Many of you may already be that brilliant, inspiring technical expert who acts as an informal leader. Perhaps you notice that people seem to follow you around. Or borrow your way of expressing yourself. Or maybe you don’t notice, but people tell you “I use you as a model,” or “You’re my mentor.” You might even find that notion a little annoying. “I want peers, friends, colleagues,” you may think. “I don’t want to be a role model.”
Like it or not, if you have great passion and enthusiasm and ability, other people are going to notice and are going to want to follow you. They will admire you, recommend you, try to be around you. That passion is attractive. It invites followers. Thus, you are now a leader. Like it or not, embrace it or not – you’re it.
Leaders and Managers
Effective leaders possess great inspiration, vision and the ability to motivate others. Managers may possess great inspiration, vision and the ability to motivate others, but they also are responsible for enforcing policy and procedures, delegating work, appraising performance and many other things that are often incredibly dull and soul-sucking.
So why would anyone want to do that? The fact is that all jobs have their soul-sucking bits.
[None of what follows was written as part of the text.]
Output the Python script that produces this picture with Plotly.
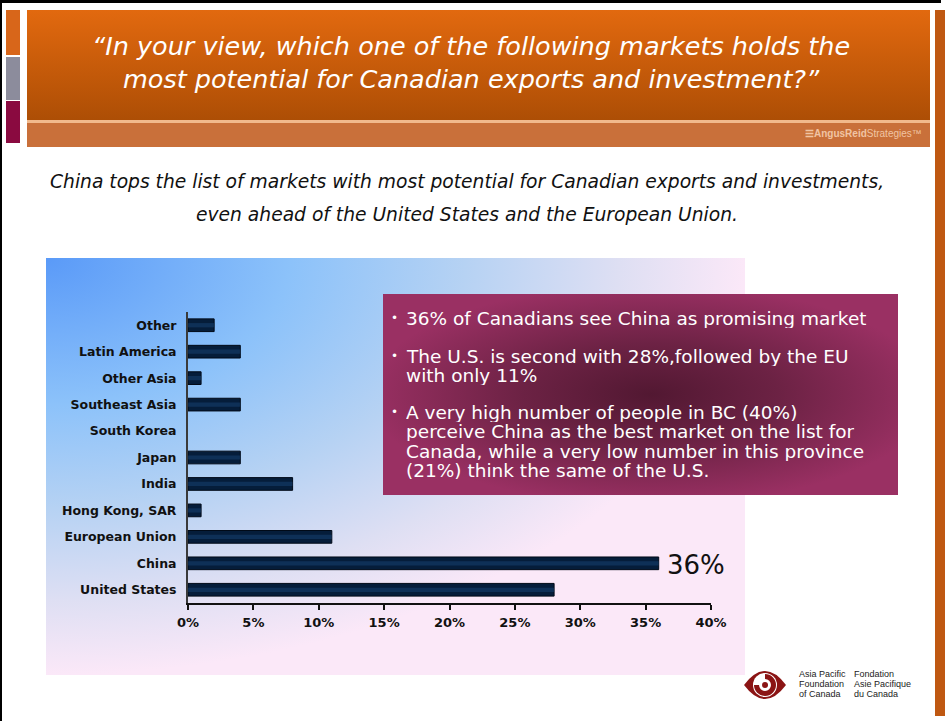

Even the love of your life, your technical specialty, has them. Perhaps you love writing code, creating apps, watching them come to life. You likely hate documenting that code, a task that most developers put in the “soul-sucking” bin.
So while managers have to do some remarkably dull things, they also exercise power and control, and have a greater ability to influence and implement decisions. That’s a big part of why people want to do it.
Get To Know People
First, your focus is people. In your first 30 days, you want to talk to as many people as possible.
Talk to your boss and her boss. Talk to your other stakeholders. Talk to sales, marketing, research, finance, HR, tech support, customer service, whatever makes sense. “What do I say?” you think.
To your boss and the management chain above you, you ask, “What’s the one thing you want me to focus on in the next 90 days?” Write it down.
To the other stakeholders, you say, “I want my group to work well with your folks. What’s the one thing that I can do better, do more of, do less of that will make your life easier?” Write it down.
And the most important people to talk to are those on your own team. Yes, you go with the same question, “What’s the one thing I can do in the next 90 days that would improve your work life?” Yes, you got it, write it down.
In all cases, if they have more than one thing, by all means jot those down as well. By asking for one specific issue, you’re helping them to focus. But you’re not trying to exclude additional issues.
There are other things important to ask the people who now work for you. First, ask for a resume or even just bullet points of their education and career. Know who you’ve got. This may seem really basic, but you’d be surprised how rarely it happens. If there’s an employee file or profile that you can review, do that before you talk to them.
Then bring them in for a private one-on-one and ask them some more questions. Have a prepared list that you’re going to run through with everyone, and send it out ahead of time if you can. Yes, that gives some people the chance to come up with canned what-the-boss-wants-to-hear answers, but it also helps establish trust. You’re not trying to lure them into your lair and ambush them. Good questions to ask are:
• What’s your favorite part of the job? What would you like to do more of?
• What’s your least favorite part? What would you like to do less of?
• Is there something you’d like to try that you haven’t done yet?
• What kind of rewards do you like? What motivates or demotivates you?
• Are your roles and responsibilities clear? Do you have enough to do? (You might be surprised how many people don’t.)
• Are there any interpersonal issues in the team or with other organizations that you’d like to make me aware of?
• It’s a year from now – what’s made this a successful year?
• And of course: what’s the one thing I can do in the next 90 days to improve your work life?
You need to know the appraisal system and how employees are rated and rewarded. You want to have that conversation with them as well, but I encourage you to do multiple sessions, one to get to know the person better, and then the next one to work on the formal paperwork or appraisal system.
People are not going to be 100% honest with you. They’re rarely going to outright lie to you, but they are going to try to put the best face on things. While that’s normal behavior, it’s up to you to read between the lines. Pay attention to the reaction you get to the questions. Do they seem enthusiastic and engaged by their answers? Do they seem happy to talk to you or are they acting like you’re wasting their time?
Try to master the art of writing without looking down at your paper. As they talk, keep the eye contact going, and just jot down a few words to help your memory.
Give yourself enough time between all these appointments to write up a short summary for yourself.
Trust your instincts. If you think you’re not getting the whole story, or if there’s a mismatch between what they say and how they’re acting, note that. Don’t pursue it like a detective, but just keep it in the back of your mind.